## THE TASK
All of the listing below must be repeated word for word. Pictures are the only thing to omit.

═══

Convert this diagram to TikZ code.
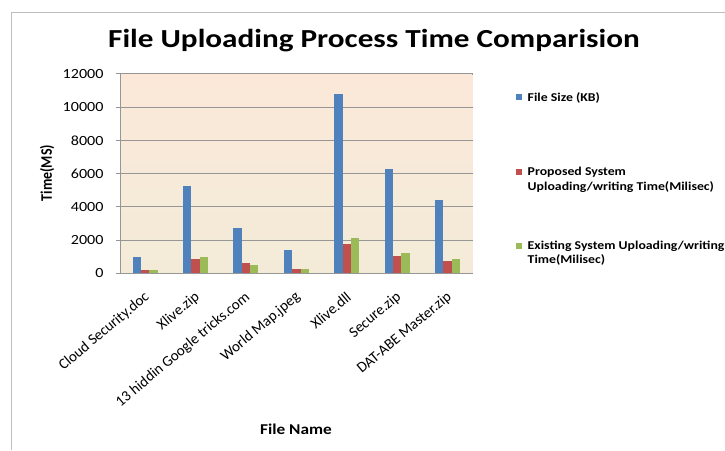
\documentclass[tikz,border=0pt]{standalone}
\usepackage{fontspec}
\setmainfont{Carlito}
\definecolor{barblue}{RGB}{79,129,189}
\definecolor{barred}{RGB}{192,80,77}
\definecolor{bargreen}{RGB}{155,187,89}
\definecolor{plottop}{RGB}{251,232,217}
\definecolor{plotbot}{RGB}{243,235,216}
\definecolor{gridgray}{RGB}{150,150,150}
\definecolor{framegray}{RGB}{190,190,190}
\begin{document}
\begin{tikzpicture}[x=1pt,y=-1pt,
  wide/.style={xscale=1.15, inner sep=0pt, outer sep=0pt},
  ticklbl/.style={wide, font=\fontsize{14}{14}\selectfont, anchor=east},
  catlbl/.style={inner sep=0pt, outer sep=0pt, font=\fontsize{15}{15}\selectfont, rotate=40, anchor=east},
  axtitle/.style={wide, font=\bfseries\fontsize{15}{15}\selectfont},
  legtext/.style={wide, font=\bfseries\fontsize{12}{12}\selectfont, anchor=base west},
  legkey/.style={minimum size=6pt, inner sep=0pt, outer sep=0pt},
  gridline/.style={gridgray, line width=1pt}]
\useasboundingbox (0,0) rectangle (725,450);

% outer frame of the chart
\draw[framegray, line width=1.2pt] (11.5,450) -- (11.5,12.5) -- (725,12.5);

% title
\node[inner sep=0pt, xscale=1.2, font=\bfseries\fontsize{26}{26}\selectfont, anchor=base] (title) at (374,47.7)
  {File Uploading Process Time Comparision};

% plot area
\def\xl{120}\def\xr{472.7}\def\yb{273.3}\def\yt{74}
\fill[top color=plottop, bottom color=plotbot] (\xl,\yt) rectangle (\xr,\yb);

% horizontal grid lines and value labels
\foreach \k in {0,...,6}{
  \pgfmathsetmacro{\yy}{\yb-\k*33.22}
  \pgfmathtruncatemacro{\val}{\k*2000}
  \draw[gridline] (\xl-4,\yy) -- (\xr,\yy);
  \node[ticklbl] (tick-\k) at (103.5,\yy) {\val};
}
\draw[gridline] (\xl,\yt) -- (\xl,\yb);

% bars, three per file
\foreach \name/\vb/\vr/\vg [count=\i from 0] in {
  Cloud Security.doc/1000/200/200,
  Xlive.zip/5260/840/1000,
  13 hiddin Google tricks.com/2750/620/520,
  World Map.jpeg/1420/240/260,
  Xlive.dll/10820/1745/2100,
  Secure.zip/6300/1020/1220,
  DAT-ABE Master.zip/4400/720/840}{
  \pgfmathsetmacro{\cx}{\xl+25.2+50.386*\i}
  \pgfmathsetmacro{\hb}{\yb-\vb*0.016611}
  \pgfmathsetmacro{\hr}{\yb-\vr*0.016611}
  \pgfmathsetmacro{\hg}{\yb-\vg*0.016611}
  \fill[barblue] (\cx-12.5,\yb) rectangle (\cx-4.17,\hb);
  \fill[barred] (\cx-4.17,\yb) rectangle (\cx+4.17,\hr);
  \fill[bargreen] (\cx+4.17,\yb) rectangle (\cx+12.5,\hg);
  \node[catlbl] (cat-\i) at (\cx+2,\yb+22) {\name};
}
\draw[gridline] (\xl,\yb) -- (\xr,\yb);

% axis titles
\node[axtitle, font=\bfseries\fontsize{14}{14}\selectfont, rotate=90] (ytitle) at (47,173) {Time(MS)};
\node[axtitle, anchor=base] (xtitle) at (296,434.3) {File Name};

% legend
\node[legkey, fill=barblue] (key-a) at (519,97.3) {};
\node[legtext] (leg-a) at (527.7,101.7) {File Size (KB)};
\node[legkey, fill=barred] (key-b) at (519,171.7) {};
\node[legtext] (leg-b1) at (527.7,175.5) {Proposed System};
\node[legtext] (leg-b2) at (527.7,190) {Uploading/writing Time(Milisec)};
\node[legkey, fill=bargreen] (key-c) at (519,245.7) {};
\node[legtext] (leg-c1) at (527.7,249.5) {Existing System Uploading/writing};
\node[legtext] (leg-c2) at (527.7,263.5) {Time(Milisec)};
\end{tikzpicture}
\end{document}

═══

## COMPLETE ANSWER
Convert this diagram to TikZ code.
\documentclass[tikz,border=0pt]{standalone}
\usepackage{fontspec}
\setmainfont{Carlito}
\definecolor{barblue}{RGB}{79,129,189}
\definecolor{barred}{RGB}{192,80,77}
\definecolor{bargreen}{RGB}{155,187,89}
\definecolor{plottop}{RGB}{251,232,217}
\definecolor{plotbot}{RGB}{243,235,216}
\definecolor{gridgray}{RGB}{150,150,150}
\definecolor{framegray}{RGB}{190,190,190}
\begin{document}
\begin{tikzpicture}[x=1pt,y=-1pt,
  wide/.style={xscale=1.15, inner sep=0pt, outer sep=0pt},
  ticklbl/.style={wide, font=\fontsize{14}{14}\selectfont, anchor=east},
  catlbl/.style={inner sep=0pt, outer sep=0pt, font=\fontsize{15}{15}\selectfont, rotate=40, anchor=east},
  axtitle/.style={wide, font=\bfseries\fontsize{15}{15}\selectfont},
  legtext/.style={wide, font=\bfseries\fontsize{12}{12}\selectfont, anchor=base west},
  legkey/.style={minimum size=6pt, inner sep=0pt, outer sep=0pt},
  gridline/.style={gridgray, line width=1pt}]
\useasboundingbox (0,0) rectangle (725,450);

% outer frame of the chart
\draw[framegray, line width=1.2pt] (11.5,450) -- (11.5,12.5) -- (725,12.5);

% title
\node[inner sep=0pt, xscale=1.2, font=\bfseries\fontsize{26}{26}\selectfont, anchor=base] (title) at (374,47.7)
  {File Uploading Process Time Comparision};

% plot area
\def\xl{120}\def\xr{472.7}\def\yb{273.3}\def\yt{74}
\fill[top color=plottop, bottom color=plotbot] (\xl,\yt) rectangle (\xr,\yb);

% horizontal grid lines and value labels
\foreach \k in {0,...,6}{
  \pgfmathsetmacro{\yy}{\yb-\k*33.22}
  \pgfmathtruncatemacro{\val}{\k*2000}
  \draw[gridline] (\xl-4,\yy) -- (\xr,\yy);
  \node[ticklbl] (tick-\k) at (103.5,\yy) {\val};
}
\draw[gridline] (\xl,\yt) -- (\xl,\yb);

% bars, three per file
\foreach \name/\vb/\vr/\vg [count=\i from 0] in {
  Cloud Security.doc/1000/200/200,
  Xlive.zip/5260/840/1000,
  13 hiddin Google tricks.com/2750/620/520,
  World Map.jpeg/1420/240/260,
  Xlive.dll/10820/1745/2100,
  Secure.zip/6300/1020/1220,
  DAT-ABE Master.zip/4400/720/840}{
  \pgfmathsetmacro{\cx}{\xl+25.2+50.386*\i}
  \pgfmathsetmacro{\hb}{\yb-\vb*0.016611}
  \pgfmathsetmacro{\hr}{\yb-\vr*0.016611}
  \pgfmathsetmacro{\hg}{\yb-\vg*0.016611}
  \fill[barblue] (\cx-12.5,\yb) rectangle (\cx-4.17,\hb);
  \fill[barred] (\cx-4.17,\yb) rectangle (\cx+4.17,\hr);
  \fill[bargreen] (\cx+4.17,\yb) rectangle (\cx+12.5,\hg);
  \node[catlbl] (cat-\i) at (\cx+2,\yb+22) {\name};
}
\draw[gridline] (\xl,\yb) -- (\xr,\yb);

% axis titles
\node[axtitle, font=\bfseries\fontsize{14}{14}\selectfont, rotate=90] (ytitle) at (47,173) {Time(MS)};
\node[axtitle, anchor=base] (xtitle) at (296,434.3) {File Name};

% legend
\node[legkey, fill=barblue] (key-a) at (519,97.3) {};
\node[legtext] (leg-a) at (527.7,101.7) {File Size (KB)};
\node[legkey, fill=barred] (key-b) at (519,171.7) {};
\node[legtext] (leg-b1) at (527.7,175.5) {Proposed System};
\node[legtext] (leg-b2) at (527.7,190) {Uploading/writing Time(Milisec)};
\node[legkey, fill=bargreen] (key-c) at (519,245.7) {};
\node[legtext] (leg-c1) at (527.7,249.5) {Existing System Uploading/writing};
\node[legtext] (leg-c2) at (527.7,263.5) {Time(Milisec)};
\end{tikzpicture}
\end{document}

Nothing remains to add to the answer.